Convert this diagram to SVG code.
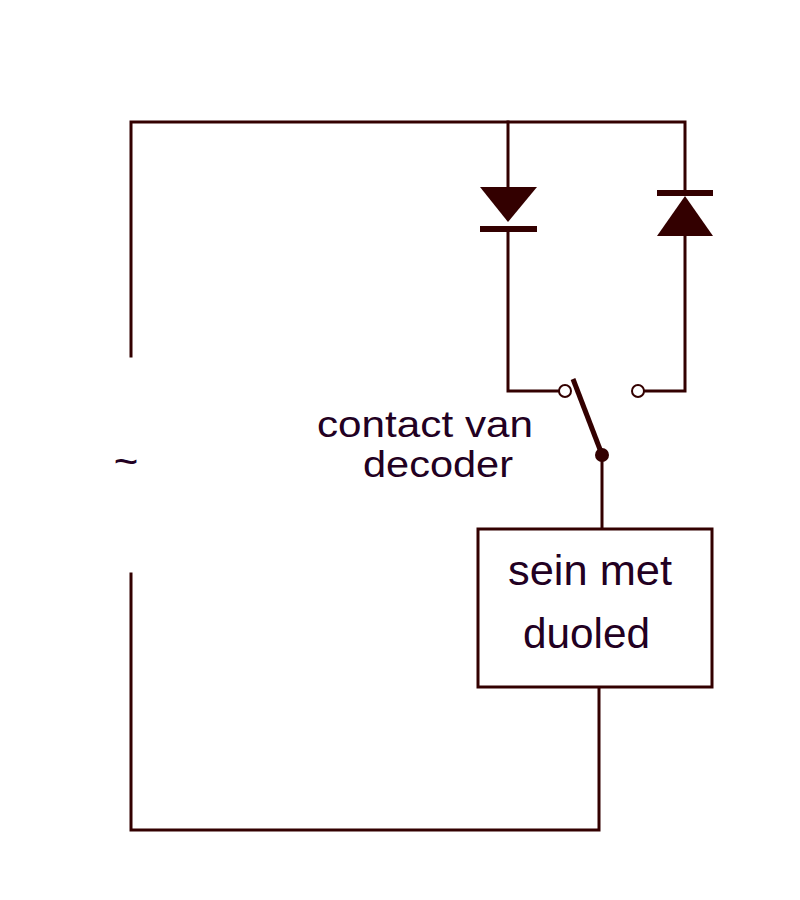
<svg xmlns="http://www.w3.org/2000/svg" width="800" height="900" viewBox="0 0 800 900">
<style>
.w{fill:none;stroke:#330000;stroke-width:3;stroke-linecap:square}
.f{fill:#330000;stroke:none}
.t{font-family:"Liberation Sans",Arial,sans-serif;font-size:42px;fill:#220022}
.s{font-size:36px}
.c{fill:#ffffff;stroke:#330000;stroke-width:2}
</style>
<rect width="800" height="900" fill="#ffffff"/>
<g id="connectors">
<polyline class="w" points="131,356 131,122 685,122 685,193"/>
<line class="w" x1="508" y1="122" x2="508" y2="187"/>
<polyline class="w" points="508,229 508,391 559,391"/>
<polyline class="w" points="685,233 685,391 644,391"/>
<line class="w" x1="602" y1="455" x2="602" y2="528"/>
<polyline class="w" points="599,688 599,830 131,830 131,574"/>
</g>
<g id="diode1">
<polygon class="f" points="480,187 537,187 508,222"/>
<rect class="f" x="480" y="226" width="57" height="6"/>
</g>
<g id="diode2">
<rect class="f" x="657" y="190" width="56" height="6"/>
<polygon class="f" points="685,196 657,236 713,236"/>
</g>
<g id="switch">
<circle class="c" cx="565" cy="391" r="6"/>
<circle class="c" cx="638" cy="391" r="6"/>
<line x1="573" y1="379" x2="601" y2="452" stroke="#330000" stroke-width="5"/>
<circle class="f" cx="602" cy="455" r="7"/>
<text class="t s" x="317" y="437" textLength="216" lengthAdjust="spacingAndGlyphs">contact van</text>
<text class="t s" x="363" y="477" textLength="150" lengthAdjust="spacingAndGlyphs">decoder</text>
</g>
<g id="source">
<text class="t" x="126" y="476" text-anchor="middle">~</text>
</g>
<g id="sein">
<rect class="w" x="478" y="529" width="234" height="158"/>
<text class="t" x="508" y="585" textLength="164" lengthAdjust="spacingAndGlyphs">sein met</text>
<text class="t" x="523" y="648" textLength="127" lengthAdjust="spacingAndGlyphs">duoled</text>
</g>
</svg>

• [EXERCISE DESCRIPTION]: Would you return the data exactly as written, without the pictures?

• [EXERCISE RESULT]:
Convert this diagram to SVG code.
<svg xmlns="http://www.w3.org/2000/svg" width="800" height="900" viewBox="0 0 800 900">
<style>
.w{fill:none;stroke:#330000;stroke-width:3;stroke-linecap:square}
.f{fill:#330000;stroke:none}
.t{font-family:"Liberation Sans",Arial,sans-serif;font-size:42px;fill:#220022}
.s{font-size:36px}
.c{fill:#ffffff;stroke:#330000;stroke-width:2}
</style>
<rect width="800" height="900" fill="#ffffff"/>
<g id="connectors">
<polyline class="w" points="131,356 131,122 685,122 685,193"/>
<line class="w" x1="508" y1="122" x2="508" y2="187"/>
<polyline class="w" points="508,229 508,391 559,391"/>
<polyline class="w" points="685,233 685,391 644,391"/>
<line class="w" x1="602" y1="455" x2="602" y2="528"/>
<polyline class="w" points="599,688 599,830 131,830 131,574"/>
</g>
<g id="diode1">
<polygon class="f" points="480,187 537,187 508,222"/>
<rect class="f" x="480" y="226" width="57" height="6"/>
</g>
<g id="diode2">
<rect class="f" x="657" y="190" width="56" height="6"/>
<polygon class="f" points="685,196 657,236 713,236"/>
</g>
<g id="switch">
<circle class="c" cx="565" cy="391" r="6"/>
<circle class="c" cx="638" cy="391" r="6"/>
<line x1="573" y1="379" x2="601" y2="452" stroke="#330000" stroke-width="5"/>
<circle class="f" cx="602" cy="455" r="7"/>
<text class="t s" x="317" y="437" textLength="216" lengthAdjust="spacingAndGlyphs">contact van</text>
<text class="t s" x="363" y="477" textLength="150" lengthAdjust="spacingAndGlyphs">decoder</text>
</g>
<g id="source">
<text class="t" x="126" y="476" text-anchor="middle">~</text>
</g>
<g id="sein">
<rect class="w" x="478" y="529" width="234" height="158"/>
<text class="t" x="508" y="585" textLength="164" lengthAdjust="spacingAndGlyphs">sein met</text>
<text class="t" x="523" y="648" textLength="127" lengthAdjust="spacingAndGlyphs">duoled</text>
</g>
</svg>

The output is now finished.